→ **EXERCISE AIM**
Within the entries below, find the portion that opens with the line containing "Reproduce this chart with Apache ECharts." and closes with the line containing "const xName = 'Year';". Retype that portion exactly and only.

→ **INFORMATION PROVIDED**
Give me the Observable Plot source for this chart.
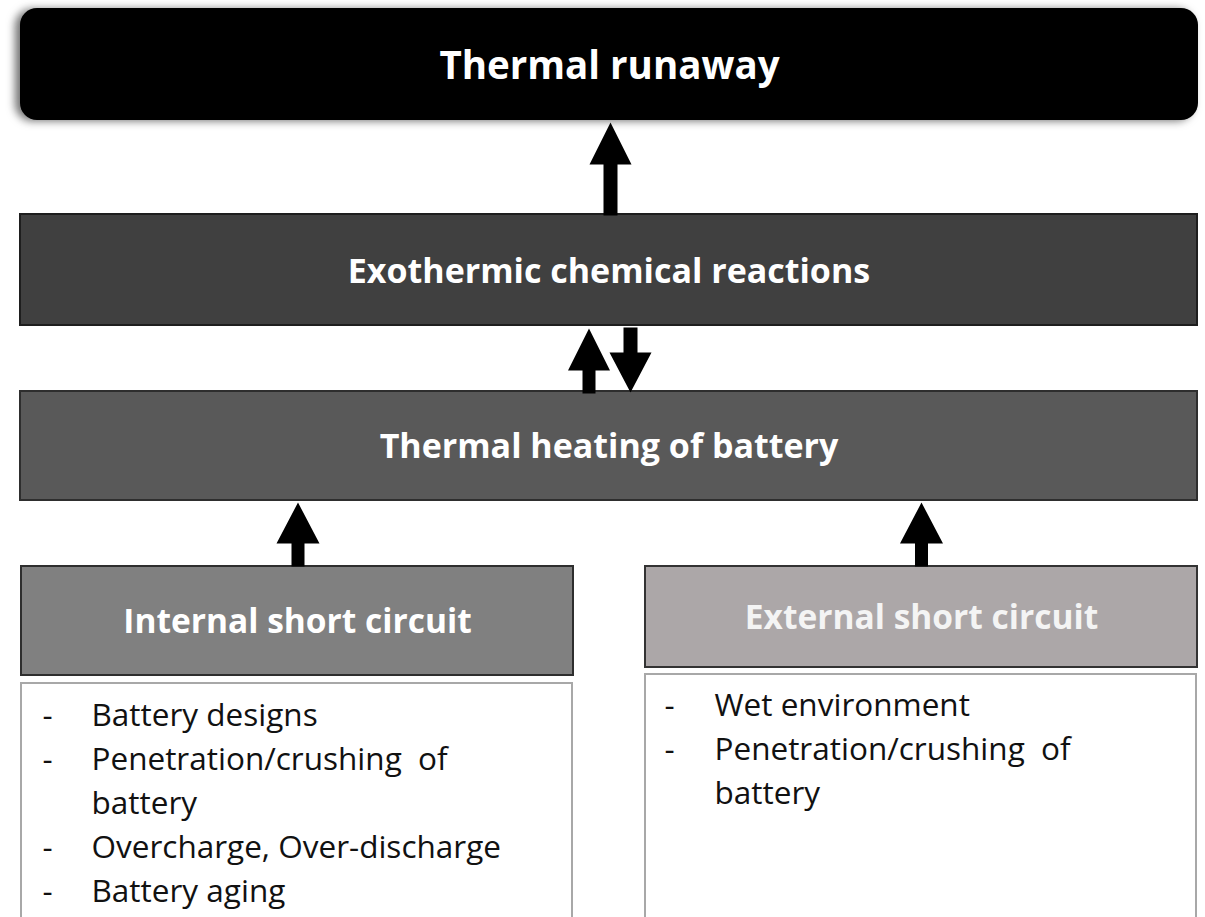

--

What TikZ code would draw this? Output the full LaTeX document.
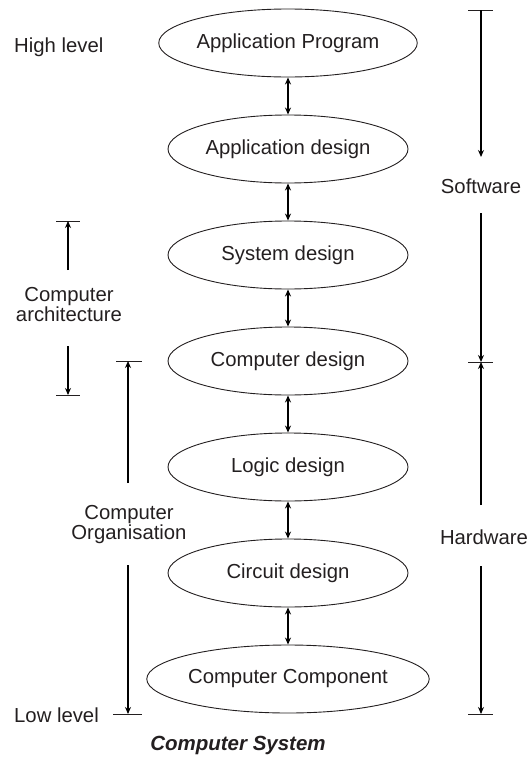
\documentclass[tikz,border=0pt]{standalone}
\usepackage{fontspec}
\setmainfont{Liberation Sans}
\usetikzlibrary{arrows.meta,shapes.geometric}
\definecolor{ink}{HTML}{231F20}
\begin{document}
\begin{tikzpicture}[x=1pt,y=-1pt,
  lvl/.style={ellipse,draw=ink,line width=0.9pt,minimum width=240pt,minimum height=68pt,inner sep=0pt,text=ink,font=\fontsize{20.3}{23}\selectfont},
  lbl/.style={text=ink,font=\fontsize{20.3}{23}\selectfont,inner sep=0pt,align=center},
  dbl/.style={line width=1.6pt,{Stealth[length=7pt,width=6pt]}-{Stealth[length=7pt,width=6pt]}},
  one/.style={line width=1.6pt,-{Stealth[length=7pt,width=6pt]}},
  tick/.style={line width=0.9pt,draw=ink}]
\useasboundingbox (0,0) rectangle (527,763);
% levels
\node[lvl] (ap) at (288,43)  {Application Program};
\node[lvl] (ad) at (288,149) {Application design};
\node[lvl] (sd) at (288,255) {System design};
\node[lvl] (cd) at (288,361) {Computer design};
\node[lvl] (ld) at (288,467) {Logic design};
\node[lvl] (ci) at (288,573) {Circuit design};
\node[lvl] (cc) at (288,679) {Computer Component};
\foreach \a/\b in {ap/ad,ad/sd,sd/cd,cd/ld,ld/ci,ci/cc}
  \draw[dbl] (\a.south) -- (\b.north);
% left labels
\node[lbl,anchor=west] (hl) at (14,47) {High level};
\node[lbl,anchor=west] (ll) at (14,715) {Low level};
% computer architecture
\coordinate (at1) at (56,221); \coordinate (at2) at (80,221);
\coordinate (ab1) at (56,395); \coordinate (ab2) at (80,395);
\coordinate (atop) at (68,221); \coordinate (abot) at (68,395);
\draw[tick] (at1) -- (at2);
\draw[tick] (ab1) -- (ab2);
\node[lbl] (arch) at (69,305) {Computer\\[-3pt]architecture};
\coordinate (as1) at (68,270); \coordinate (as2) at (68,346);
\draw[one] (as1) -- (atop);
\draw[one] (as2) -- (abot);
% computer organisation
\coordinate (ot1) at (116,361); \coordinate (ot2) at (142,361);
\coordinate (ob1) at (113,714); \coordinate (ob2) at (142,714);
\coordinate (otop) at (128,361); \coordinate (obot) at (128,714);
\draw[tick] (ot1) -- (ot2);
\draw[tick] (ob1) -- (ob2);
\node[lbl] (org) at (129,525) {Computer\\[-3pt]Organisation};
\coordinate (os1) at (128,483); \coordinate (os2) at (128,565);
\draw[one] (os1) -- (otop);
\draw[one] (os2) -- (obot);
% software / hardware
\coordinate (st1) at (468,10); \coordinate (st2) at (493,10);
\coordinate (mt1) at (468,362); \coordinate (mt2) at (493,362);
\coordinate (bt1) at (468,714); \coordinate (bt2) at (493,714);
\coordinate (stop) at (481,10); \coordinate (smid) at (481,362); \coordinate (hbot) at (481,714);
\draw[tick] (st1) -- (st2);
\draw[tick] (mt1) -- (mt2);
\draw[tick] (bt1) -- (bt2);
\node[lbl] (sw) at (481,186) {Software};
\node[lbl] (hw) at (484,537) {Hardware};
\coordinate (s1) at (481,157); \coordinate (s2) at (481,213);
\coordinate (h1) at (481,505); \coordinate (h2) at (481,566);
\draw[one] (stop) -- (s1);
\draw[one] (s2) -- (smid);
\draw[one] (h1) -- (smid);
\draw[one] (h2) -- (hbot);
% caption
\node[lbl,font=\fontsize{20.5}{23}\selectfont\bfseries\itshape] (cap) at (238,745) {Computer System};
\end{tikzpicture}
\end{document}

==

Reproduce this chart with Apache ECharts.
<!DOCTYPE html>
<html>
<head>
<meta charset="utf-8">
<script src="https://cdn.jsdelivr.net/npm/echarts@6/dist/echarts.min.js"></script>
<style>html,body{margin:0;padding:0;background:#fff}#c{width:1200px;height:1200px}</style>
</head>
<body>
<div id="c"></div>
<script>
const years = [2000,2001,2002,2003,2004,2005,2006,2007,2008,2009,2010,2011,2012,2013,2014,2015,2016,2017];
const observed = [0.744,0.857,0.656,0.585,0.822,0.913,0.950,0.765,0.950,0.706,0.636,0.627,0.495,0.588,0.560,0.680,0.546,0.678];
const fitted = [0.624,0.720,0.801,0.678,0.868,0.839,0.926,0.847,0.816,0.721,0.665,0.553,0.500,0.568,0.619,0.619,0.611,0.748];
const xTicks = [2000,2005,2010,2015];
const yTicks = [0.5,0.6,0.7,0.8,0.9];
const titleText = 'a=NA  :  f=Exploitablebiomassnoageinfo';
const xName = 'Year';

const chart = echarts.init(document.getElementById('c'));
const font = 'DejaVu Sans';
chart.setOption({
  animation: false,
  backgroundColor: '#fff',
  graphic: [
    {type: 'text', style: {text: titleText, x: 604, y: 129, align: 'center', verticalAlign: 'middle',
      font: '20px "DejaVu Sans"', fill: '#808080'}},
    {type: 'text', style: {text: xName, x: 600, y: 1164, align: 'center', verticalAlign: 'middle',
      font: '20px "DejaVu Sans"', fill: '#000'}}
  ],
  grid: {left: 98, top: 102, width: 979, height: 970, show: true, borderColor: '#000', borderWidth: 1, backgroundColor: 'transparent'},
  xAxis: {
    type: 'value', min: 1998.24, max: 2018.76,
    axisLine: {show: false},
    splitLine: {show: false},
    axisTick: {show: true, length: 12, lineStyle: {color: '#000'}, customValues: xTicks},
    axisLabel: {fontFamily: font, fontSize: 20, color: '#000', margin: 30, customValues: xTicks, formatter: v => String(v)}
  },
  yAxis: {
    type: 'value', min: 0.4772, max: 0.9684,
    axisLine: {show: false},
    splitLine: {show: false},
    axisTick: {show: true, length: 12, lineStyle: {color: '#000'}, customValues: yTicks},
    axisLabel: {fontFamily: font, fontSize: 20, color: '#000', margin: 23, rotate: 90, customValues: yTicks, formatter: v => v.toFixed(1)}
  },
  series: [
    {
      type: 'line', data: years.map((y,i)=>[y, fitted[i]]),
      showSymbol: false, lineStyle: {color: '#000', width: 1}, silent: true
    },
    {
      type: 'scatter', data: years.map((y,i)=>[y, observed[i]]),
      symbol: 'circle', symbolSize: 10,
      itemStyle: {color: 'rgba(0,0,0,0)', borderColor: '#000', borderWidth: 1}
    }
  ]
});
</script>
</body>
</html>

→ **THE RESULT**
Reproduce this chart with Apache ECharts.
<!DOCTYPE html>
<html>
<head>
<meta charset="utf-8">
<script src="https://cdn.jsdelivr.net/npm/echarts@6/dist/echarts.min.js"></script>
<style>html,body{margin:0;padding:0;background:#fff}#c{width:1200px;height:1200px}</style>
</head>
<body>
<div id="c"></div>
<script>
const years = [2000,2001,2002,2003,2004,2005,2006,2007,2008,2009,2010,2011,2012,2013,2014,2015,2016,2017];
const observed = [0.744,0.857,0.656,0.585,0.822,0.913,0.950,0.765,0.950,0.706,0.636,0.627,0.495,0.588,0.560,0.680,0.546,0.678];
const fitted = [0.624,0.720,0.801,0.678,0.868,0.839,0.926,0.847,0.816,0.721,0.665,0.553,0.500,0.568,0.619,0.619,0.611,0.748];
const xTicks = [2000,2005,2010,2015];
const yTicks = [0.5,0.6,0.7,0.8,0.9];
const titleText = 'a=NA  :  f=Exploitablebiomassnoageinfo';
const xName = 'Year';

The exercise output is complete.